You can take your study of Hebrew and Greek words further by obtaining a copy of Strong’s Exhaustive Concordance of the Bible. Dr. James Strong first published his exhaustive concordance of the King James Version in 1890, and the system he created for referring to every individual word in Hebrew and Greek by a number has been tremendously helpful for English readers who want to do word studies in the original languages. The Strong’s numbering system has become the de facto standard for English language word-study tools. There is a wide variety of other publications and software tools available with which you can take your study of any Hebrew or Greek term further.
The dictionary and index in an NLT Slimline Center Column Reference Bible is organized using the Strong’s numbering system, named for the system used in Strong’s Concordance. For any word you find while reading the text, you will simply have to use the Strong’s number to find the brief definition and full chain. Please note that there are separate numbers and lists for the Hebrew words in the OT and the Greek words in the NT.
If you follow the entire word chain, note each context in which the word occurs and how it has been translated. You will get a good feel for the range of uses that each word can have, and you will get a unique glimpse into the inner workings of the NLT.
Hebrew and Greek Word Studies
Because the Bible was originally written in ancient languages that are quite different from our own, the Hebrew and Greek words of the original text are often seen as strange and wonderful. Sometimes, Greek and Hebrew words are portrayed as though they are somehow a special or “divine” language containing more significant meaning than normal languages like English. In truth, biblical Greek and Hebrew are normal human languages, with words that are similar to the words of any language.

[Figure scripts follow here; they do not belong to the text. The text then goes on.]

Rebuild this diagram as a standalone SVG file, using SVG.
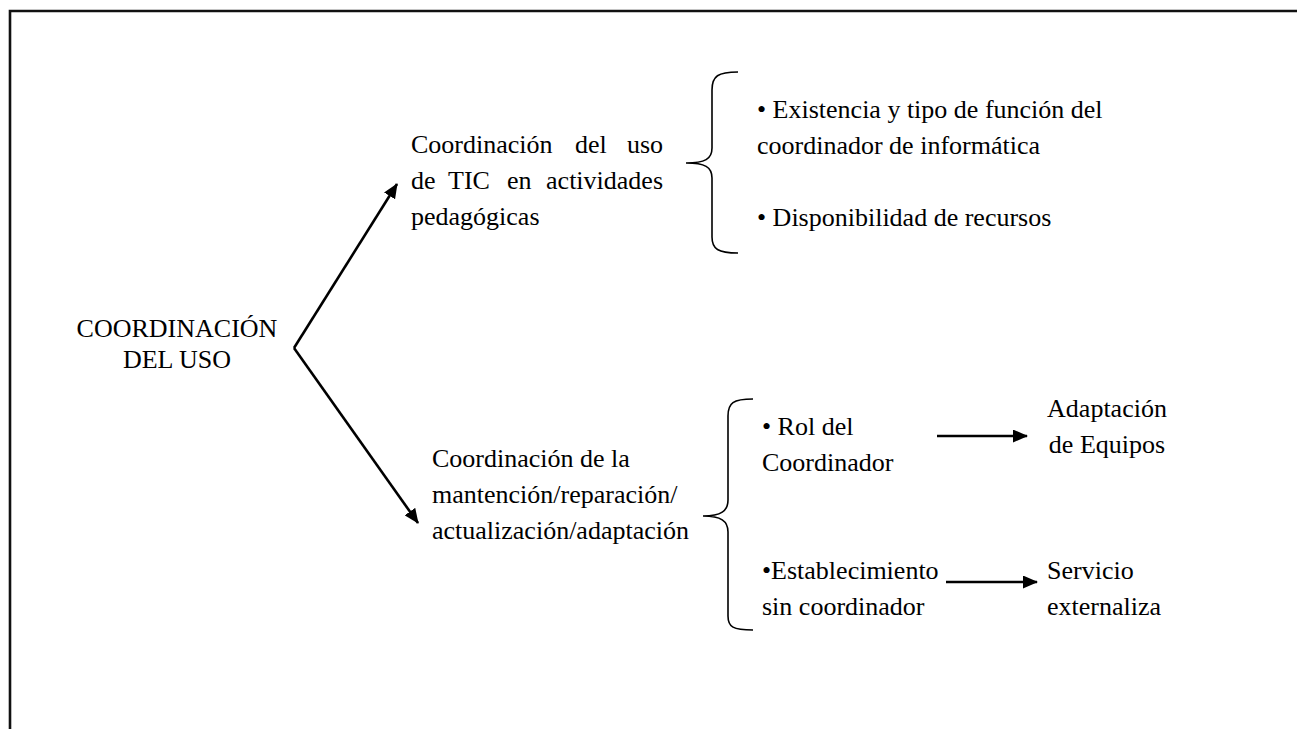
<svg xmlns="http://www.w3.org/2000/svg" width="1297" height="729" viewBox="0 0 1297 729" font-family="'Liberation Serif','Times New Roman','DejaVu Serif',serif">
<defs>
<marker id="ah" viewBox="0 0 15 13" refX="14" refY="6.5" markerWidth="15" markerHeight="13" orient="auto" markerUnits="userSpaceOnUse"><path d="M0,0 L15,6.5 L0,13 z" fill="#000"/></marker>
</defs>
<style>
text{font-family:'Liberation Serif','Times New Roman','DejaVu Serif',serif;font-size:26px;fill:#000}
.ln{stroke:#000;stroke-width:2.6;fill:none}
.br{stroke:#000;stroke-width:1.6;fill:none}
</style>
<rect width="1297" height="729" fill="#fff"/>
<path d="M10,729 V11 H1297" stroke="#111" stroke-width="2.6" fill="none"/>
<g id="connectors">
<path class="ln" d="M294,348 L397,184" marker-end="url(#ah)"/>
<path class="ln" d="M294,348 L418,523" marker-end="url(#ah)"/>
<path class="ln" d="M937,436 H1027" marker-end="url(#ah)"/>
<path class="ln" d="M946,582 H1037" marker-end="url(#ah)"/>
<path class="br" d="M738,72 C718,72 712,76 712,90 V148 C712,159 705,163 686,163 C705,163 712,167 712,178 V237 C712,249 718,253 738,253"/>
<path class="br" d="M753,399 C733,399 728,403 728,416 V500 C728,511 721,516 703,516 C721,516 728,521 728,532 V616 C728,627 733,630 753,630"/>
</g>
<g id="root"><text x="177" y="337" text-anchor="middle">COORDINACIÓN</text><text x="177" y="368" text-anchor="middle">DEL USO</text></g>
<g id="n1">
<text y="153"><tspan x="411">Coordinación</tspan><tspan x="575">del</tspan><tspan x="663" text-anchor="end">uso</tspan></text>
<text y="189"><tspan x="411">de</tspan><tspan x="448">TIC</tspan><tspan x="507">en</tspan><tspan x="663" text-anchor="end">actividades</tspan></text>
<text x="411" y="225">pedagógicas</text>
</g>
<g id="n2"><text x="757" y="118">• Existencia y tipo de función del</text><text x="757" y="154">coordinador de informática</text><text x="757" y="226">• Disponibilidad de recursos</text></g>
<g id="n3"><text x="432" y="467">Coordinación de la</text><text x="432" y="503">mantención/reparación/</text><text x="432" y="539">actualización/adaptación</text></g>
<g id="n4"><text x="762" y="435">• Rol del</text><text x="762" y="471">Coordinador</text></g>
<g id="n5"><text x="762" y="579">•Establecimiento</text><text x="762" y="615">sin coordinador</text></g>
<g id="n6"><text x="1107" y="417" text-anchor="middle">Adaptación</text><text x="1107" y="453" text-anchor="middle">de Equipos</text></g>
<g id="n7"><text x="1047" y="579">Servicio</text><text x="1047" y="615">externaliza</text></g>
</svg>
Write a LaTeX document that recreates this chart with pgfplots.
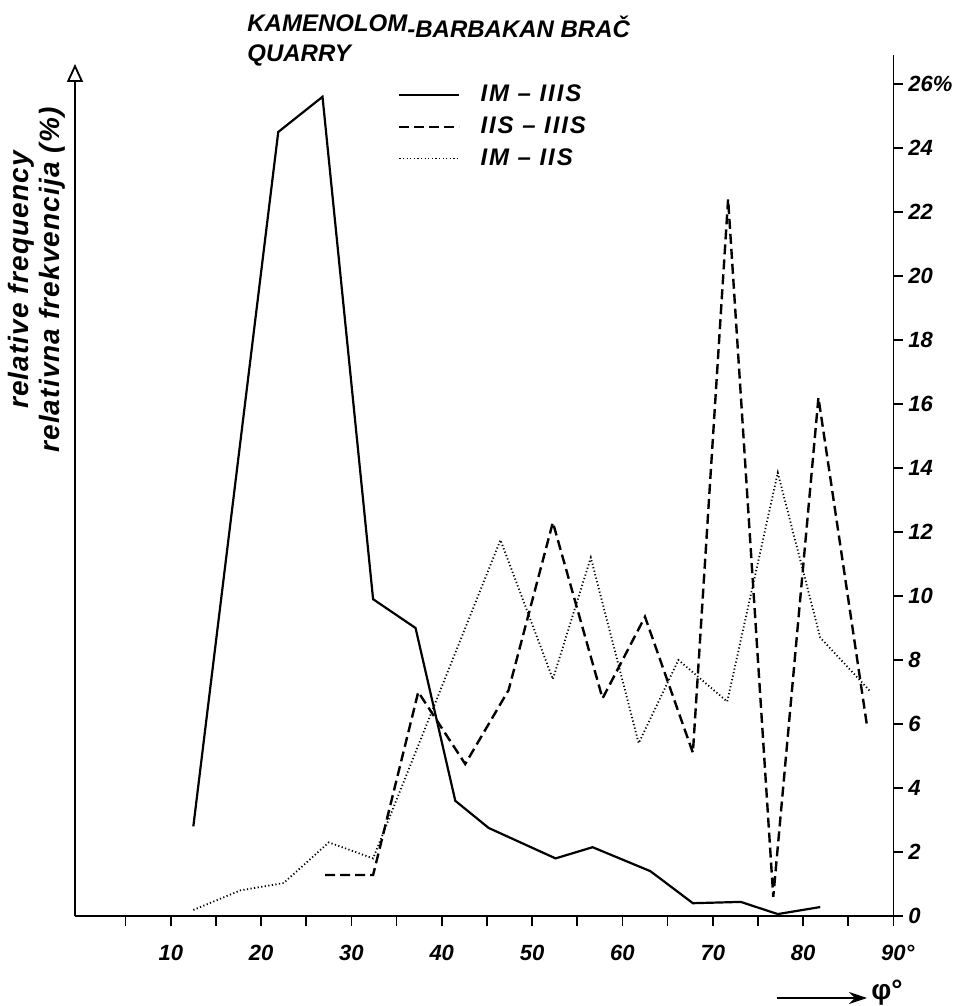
\documentclass[border=0pt]{standalone}
\usepackage{fontspec}
\setmainfont{Liberation Sans}
\usepackage{pgfplots}
\pgfplotsset{compat=1.18}
\usetikzlibrary{arrows.meta}

\begin{document}
\begin{tikzpicture}
\useasboundingbox (-37.5pt,-45pt) rectangle (446pt,458pt);
\begin{axis}[
  at={(0,0)}, anchor=south west,
  scale only axis, width=409.2pt, height=430.4pt,
  xmin=-0.6, xmax=90, ymin=0, ymax=26.9,
  axis x line*=bottom, axis y line*=right,
  axis line style={line width=0.9pt},
  tick style={line width=0.9pt, black},
  tick align=outside, major tick length=5pt,
  xtick={5,10,...,90},
  xticklabels={,10,,20,,30,,40,,50,,60,,70,,80,,90\rlap{°}},
  ytick={0,2,...,26},
  yticklabels={0,2,4,6,8,10,12,14,16,18,20,22,24,26\%},
  ticklabel style={font=\fontsize{11}{13}\selectfont\bfseries\itshape},
  xticklabel style={yshift=-6pt},
  yticklabel style={xshift=-1pt},
  clip=false,
  legend style={at={(0.387,0.975)}, anchor=north west, draw=none, fill=none,
    font=\fontsize{12}{14}\selectfont\bfseries\itshape\addfontfeatures{LetterSpace=8}, row sep=2pt,
    /tikz/every odd column/.append style={column sep=8pt}},
  legend cell align=left,
  legend image code/.code={\draw[#1] (0pt,0pt) -- (30pt,0pt);},
]
\addplot[black, line width=1.1pt] coordinates {
  (12.5,2.8) (21.9,24.5) (26.8,25.6) (32.4,9.9) (37.1,9.0) (41.5,3.6)
  (45.2,2.75) (52.6,1.8) (56.7,2.15) (63.1,1.4) (67.8,0.4) (73.1,0.44)
  (77.2,0.06) (81.9,0.28)};
\addlegendentry{IM – IIIS}
\addplot[black, line width=1.2pt, dash pattern=on 5pt off 2.5pt] coordinates {
  (27.1,1.28) (32.4,1.28) (37.4,7.0) (42.6,4.75) (47.4,7.06) (52.3,12.3)
  (57.8,6.8) (62.5,9.35) (67.8,5.1) (71.7,22.4) (76.7,0.6) (81.7,16.2)
  (87.1,5.9)};
\addlegendentry{IIS – IIIS}
\addplot[black, line width=0.9pt, dash pattern=on 0.6pt off 1.2pt] coordinates {
  (12.5,0.19) (17.7,0.8) (22.5,1.03) (27.5,2.3) (32.4,1.8) (46.5,11.75)
  (52.3,7.4) (56.5,11.2) (61.8,5.4) (66.2,8.0) (71.6,6.7) (77.2,13.85)
  (81.9,8.7) (87.5,7.0)};
\addlegendentry{IM – IIS}
\end{axis}
% left axis with open arrow
\draw[line width=0.9pt, -{Triangle[open,length=9pt,width=8pt]}] (0,0) -- (0,426pt);
% title
\node[anchor=north west, align=left, inner sep=0pt, font=\fontsize{12}{15}\selectfont\bfseries\itshape]
  at (86pt,451pt) {KAMENOLOM\raisebox{-3pt}{-BARBAKAN BRAČ}\\QUARRY};
% y label
\node[rotate=90, align=center, font=\fontsize{14}{15.5}\selectfont\bfseries\itshape\addfontfeatures{LetterSpace=4}]
  at (-19pt,318pt) {relative frequency\\relativna frekvencija (\%)};
% x label
\draw[line width=1pt, -{Stealth[length=9pt,width=6pt]}] (351pt,-41pt) -- (396pt,-41pt);
\node[anchor=west, inner sep=1pt, font=\fontsize{14}{16}\selectfont\bfseries] at (397pt,-38.5pt) {φ°};
\end{tikzpicture}
\end{document}
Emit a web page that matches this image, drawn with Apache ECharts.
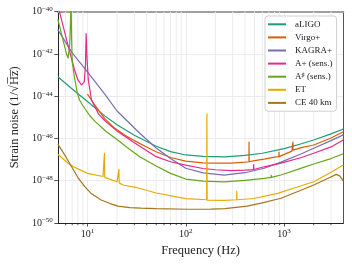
<!DOCTYPE html>
<html><head><meta charset="utf-8">
<script src="https://cdn.jsdelivr.net/npm/echarts@6/dist/echarts.min.js"></script>
<style>html,body{margin:0;padding:0;background:#fff}#c{width:352px;height:264px}</style>
</head><body><div id="c"></div>
<script>
// ---- data (frequency in Hz, log10 of strain noise PSD) ----
const seriesNames = ['aLIGO', 'Virgo+', 'KAGRA+', 'A+ (sens.)', 'A♯ (sens.)', 'ET', 'CE 40 km'];
const colors = ['#1b9e77', '#d95f02', '#7570b3', '#e7298a', '#66a61e', '#e6ab02', '#a6761d'];

const aligoF = [5, 7, 10, 15, 20, 30, 50, 70, 100, 150, 250, 400, 600, 1000, 1500, 2000, 3000, 4000];
const aligoLog = [-43.08, -43.66, -44.25, -44.93, -45.35, -45.85, -46.37, -46.62, -46.78, -46.85, -46.87, -46.8, -46.7, -46.48, -46.25, -46.07, -45.78, -45.55];

const virgoF = [10, 12, 15, 19, 25, 30, 40, 50, 70, 100, 150, 200, 290, 400, 439, 440, 441, 500, 627, 800, 886, 887, 888, 930, 1200, 1229, 1230, 1231, 1500, 2000, 3000, 4000];
const virgoLog = [-43.9, -44.45, -45.06, -45.52, -45.9, -46.1, -46.4, -46.63, -46.9, -47.07, -47.15, -47.17, -47.17, -47.12, -47.1, -46.15, -47.1, -47.05, -46.98, -46.88, -46.86, -46.63, -46.86, -46.8, -46.6, -46.55, -46.15, -46.55, -46.43, -46.31, -45.98, -45.68];

const kagraF = [5, 7, 10, 15, 20, 34, 50, 70, 100, 150, 245, 400, 627, 930, 1500, 2000, 3000, 4000];
const kagraLog = [-40.85, -41.95, -42.85, -43.9, -44.7, -45.75, -46.45, -46.95, -47.41, -47.63, -47.73, -47.62, -47.41, -47.12, -46.72, -46.46, -46.1, -45.83];

const aplusF = [5, 5.2, 5.45, 6.4, 7.4, 8.0, 8.7, 9.3, 9.55, 9.7, 9.85, 10.2, 11, 13, 15, 20, 30, 50, 70, 100, 150, 200, 290, 400, 489, 490, 491, 627, 930, 1500, 2000, 3000, 4000];
const aplusLog = [-39.7, -40.0, -40.39, -41.66, -42.76, -43.23, -43.47, -43.31, -42.5, -41.02, -42.0, -43.23, -44.18, -44.85, -45.15, -45.65, -46.2, -46.86, -47.1, -47.26, -47.42, -47.48, -47.52, -47.5, -47.47, -47.22, -47.47, -47.34, -47.17, -46.9, -46.7, -46.4, -46.07];

const asharpF = [5, 5.7, 6.1, 6.36, 6.6, 6.75, 6.8, 6.85, 6.9, 7.0, 7.4, 7.9, 8.3, 9, 10.5, 12, 15.6, 20, 25, 34, 50, 70, 100, 150, 245, 400, 627, 739, 740, 741, 930, 1500, 2000, 3000, 4000];
const asharpLog = [-40.35, -41.42, -41.97, -42.2, -41.58, -40.2, -39.0, -40.2, -41.26, -42.37, -43.15, -43.86, -44.18, -44.45, -44.9, -45.2, -45.68, -46.05, -46.4, -46.86, -47.3, -47.65, -47.92, -48.02, -48.05, -47.98, -47.89, -47.84, -47.72, -47.84, -47.73, -47.4, -47.21, -46.95, -46.72];

const etF = [5, 6.35, 7.2, 10, 14.4, 14.8, 14.9, 15.0, 15.3, 20, 20.8, 20.9, 21.0, 23, 31, 50, 100, 163, 164, 165, 245, 329, 330, 331, 489, 490, 491, 860, 1200, 2000, 3000, 4000];
const etLog = [-46.75, -47.17, -47.34, -47.65, -47.8, -47.82, -46.68, -47.84, -47.88, -48.05, -48.08, -47.45, -48.1, -48.2, -48.31, -48.58, -48.85, -48.9, -44.82, -48.92, -48.93, -48.9, -48.49, -48.9, -48.84, -48.75, -48.84, -48.6, -48.38, -48.05, -47.6, -47.26];

const ceF = [5, 6, 6.9, 8, 9.4, 11, 13.8, 17, 20.4, 27, 35, 50, 104, 179, 180, 181, 250, 420, 600, 930, 1400, 2000, 2700, 3400, 3700, 4000];
const ceLog = [-46.27, -46.85, -47.34, -47.85, -48.28, -48.62, -48.91, -49.08, -49.2, -49.27, -49.3, -49.32, -49.35, -49.34, -49.25, -49.34, -49.32, -49.2, -49.05, -48.83, -48.5, -48.2, -47.92, -47.7, -47.78, -48.02];

const minorFreqs = [6, 7, 8, 9, 20, 30, 40, 50, 60, 70, 80, 90, 200, 300, 400, 500, 600, 700, 800, 900, 2000, 3000];

const freqSets = [aligoF, virgoF, kagraF, aplusF, asharpF, etF, ceF];
const logSets = [aligoLog, virgoLog, kagraLog, aplusLog, asharpLog, etLog, ceLog];

const FONT = 'Liberation Serif';
const GRID = '#ececec';
const chart = echarts.init(document.getElementById('c'), null, {renderer: 'canvas'});

const lineSeries = seriesNames.map((name, i) => ({
  name: name,
  type: 'line',
  data: freqSets[i].map((f, j) => [f, logSets[i][j]]),
  showSymbol: false,
  symbol: 'none',
  lineStyle: {color: colors[i], width: 1.2},
  itemStyle: {color: colors[i]},
  clip: true,
  z: 3,
  animation: false
}));

const gridSeries = {
  type: 'custom',
  name: 'minorgrid',
  data: minorFreqs.map(f => [f, -45]),
  encode: {x: 0, y: 1},
  silent: true,
  z: 1,
  animation: false,
  renderItem: function (params, api) {
    const f = api.value(0);
    const top = api.coord([f, -40]);
    const bot = api.coord([f, -50]);
    return {
      type: 'group',
      children: [
        {type: 'line', shape: {x1: top[0], y1: top[1], x2: bot[0], y2: bot[1]}, style: {stroke: GRID, lineWidth: 1}},
        {type: 'line', shape: {x1: bot[0], y1: bot[1], x2: bot[0], y2: bot[1] + 2.2}, style: {stroke: '#222', lineWidth: 0.8}}
      ]
    };
  }
};

function supLabelX(v) {
  const e = Math.round(Math.log10(v));
  return '{b|10}{s|' + e + '}';
}
function supLabelY(v) {
  const e = Math.round(v);
  return '{b|10}{s|' + (e < 0 ? '−' + (-e) : e) + '}';
}
const supRich = {
  b: {fontFamily: FONT, fontSize: 10, color: '#222'},
  s: {fontFamily: FONT, fontSize: 7, color: '#222', verticalAlign: 'bottom', padding: [0, 0, 5, 0]}
};

chart.setOption({
  animation: false,
  backgroundColor: '#fff',
  grid: {left: 56.5, right: 8.7, top: 11.7, bottom: 41, containLabel: false},
  legend: {
    orient: 'vertical',
    left: 265,
    top: 16,
    data: seriesNames,
    icon: 'rect',
    itemWidth: 18,
    itemHeight: 2,
    itemGap: 2.5,
    padding: [3, 4, 3, 3],
    backgroundColor: 'rgba(255,255,255,0.85)',
    borderColor: '#d0d0d0',
    borderWidth: 1,
    borderRadius: 3,
    formatter: function (name) {
      if (name === 'A♯ (sens.)') return '{n|A}{s|♯}{n| (sens.)}';
      return '{n|' + name + '}';
    },
    textStyle: {
      fontFamily: FONT, fontSize: 9, color: '#222', padding: [0, 0, 0, 4], lineHeight: 10.6,
      rich: {
        n: {fontFamily: FONT, fontSize: 9, color: '#222', lineHeight: 10.6},
        s: {fontFamily: FONT, fontSize: 6.5, color: '#222', verticalAlign: 'bottom', padding: [0, 0, 3, 0]}
      }
    }
  },
  xAxis: [{
    type: 'log',
    logBase: 10,
    min: 5,
    max: 4000,
    name: 'Frequency (Hz)',
    nameLocation: 'middle',
    nameGap: 20,
    nameTextStyle: {fontFamily: FONT, fontSize: 12.5, color: '#222'},
    axisLine: {show: true, lineStyle: {color: '#222', width: 1}},
    axisTick: {show: true, length: 3.5, inside: false, lineStyle: {color: '#222', width: 0.8}},
    axisLabel: {
      showMinLabel: false, showMaxLabel: false, margin: 5,
      formatter: supLabelX, rich: supRich
    },
    splitLine: {show: true, lineStyle: {color: GRID, width: 1}}
  }, {
    type: 'log', logBase: 10, min: 5, max: 4000, position: 'top',
    axisLine: {show: true, lineStyle: {color: '#a0a0a0', width: 2}},
    axisTick: {show: false}, axisLabel: {show: false}, splitLine: {show: false}
  }],
  yAxis: [{
    type: 'value',
    min: -50,
    max: -40,
    interval: 2,
    name: 'Strain noise (1/√H\u0305z\u0305)',
    nameLocation: 'middle',
    nameGap: 35,
    nameRotate: 90,
    nameTextStyle: {fontFamily: FONT, fontSize: 12.5, color: '#222'},
    axisLine: {show: true, lineStyle: {color: '#222', width: 1}},
    axisTick: {show: true, length: 3.5, lineStyle: {color: '#222', width: 0.8}},
    axisLabel: {margin: 5, formatter: supLabelY, rich: supRich},
    splitLine: {show: true, lineStyle: {color: GRID, width: 1}}
  }, {
    type: 'value', min: -50, max: -40, interval: 2, position: 'right',
    axisLine: {show: true, lineStyle: {color: '#555', width: 1}},
    axisTick: {show: false}, axisLabel: {show: false}, splitLine: {show: false}
  }],
  series: [gridSeries].concat(lineSeries)
});
</script>
</body></html>
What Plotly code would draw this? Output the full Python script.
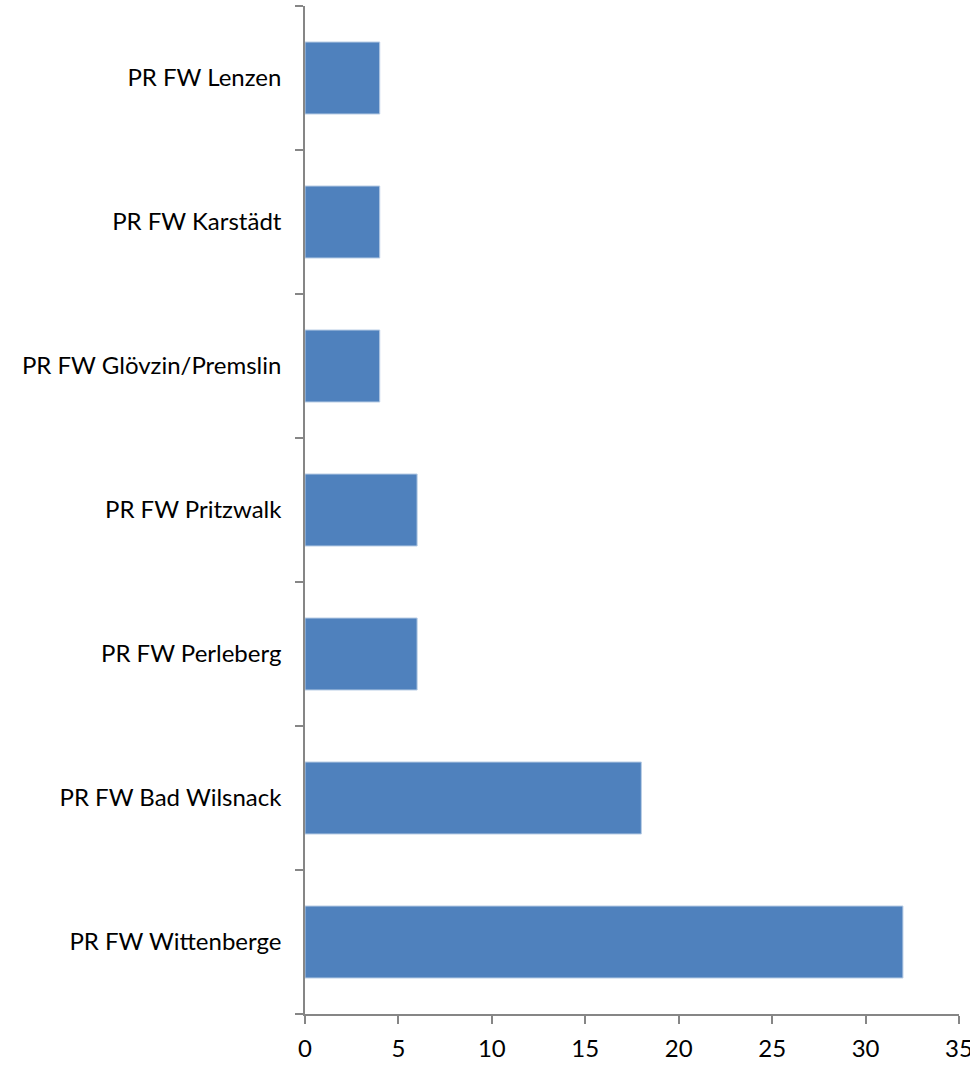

Words are complex animals. Consider, for example, the word animal in the previous sentence. In most contexts, that word conjures up images of wildlife. In this particular instance, however, it means something quite different. Words have a dynamic relationship to meaning, neither confined to a dictionary entry nor free to mean anything at all. Few readers whose mother tongue is English would have misunderstood the meaning of the sentence, “Words are complex animals,” but it could certainly cause confusion for a reader whose knowledge of English is minimal.
When confronted with a word from any foreign language, especially an ancient one like the Hebrew or Greek of the Bible, people can misunderstand if they aren’t careful to study the word in a way that makes sense with how language is used. Some common mistakes that are made in studying words in the biblical languages include the following:
- Assuming a word means more than it does. When faced with the range of meanings a given word can have, sometimes interpreters are tempted to think that every instance of that word contains all of the possible meanings. While it is true that sometimes a writer will purposefully use a word to mean more than one thing, it is not common. Normally, a word has one meaning in a given context. For instance, the Hebrew zera‘ (2233) can mean “seed” or “offspring,” but only rarely would both meanings apply to one specific use of the word. An important part of original-language Bible study is to discern which meaning a term probably has in a given context.
- Understanding words by their roots. Many words share common roots, but this does not necessarily mean their meanings are related. The meaning of a word is related to how it is used in the language, not where it came from. The Greek ekkle¯sia (1577) comes from two words that mean “to call” (kale¯o) and “out of” (ek). This does not mean that ekkle¯sia means “called out of,” any more than the English word goodbye means “it’s good that you’re leaving.” It is important to understand the meaning of the word from its usage rather than its roots.
- Confusing synonyms. Many words share common meanings, or at least have very similar meanings in specific contexts. An example in English is “choose” and “select.” In many cases, the difference is negligible, and a writer could choose between them without changing the meaning at all. But in some contexts the selection is meaningful. In this tool, we sometimes string synonyms together in a single chain, but that does not mean they are completely interchangeable. Each word must be considered on its own terms in each context.
- Failing to appreciate the difference between words and concepts. Words are only tools to communicate meaning, so any one word will never be sufficient to get a complete picture of an important concept. If you want to understand the concept of “truth” in the Bible, Hebrew ’emeth (0571) is a good place to start, but to limit study to a word alone will miss important components of the biblical picture of truth. Each concept must be studied as whole, going beyond the study of words.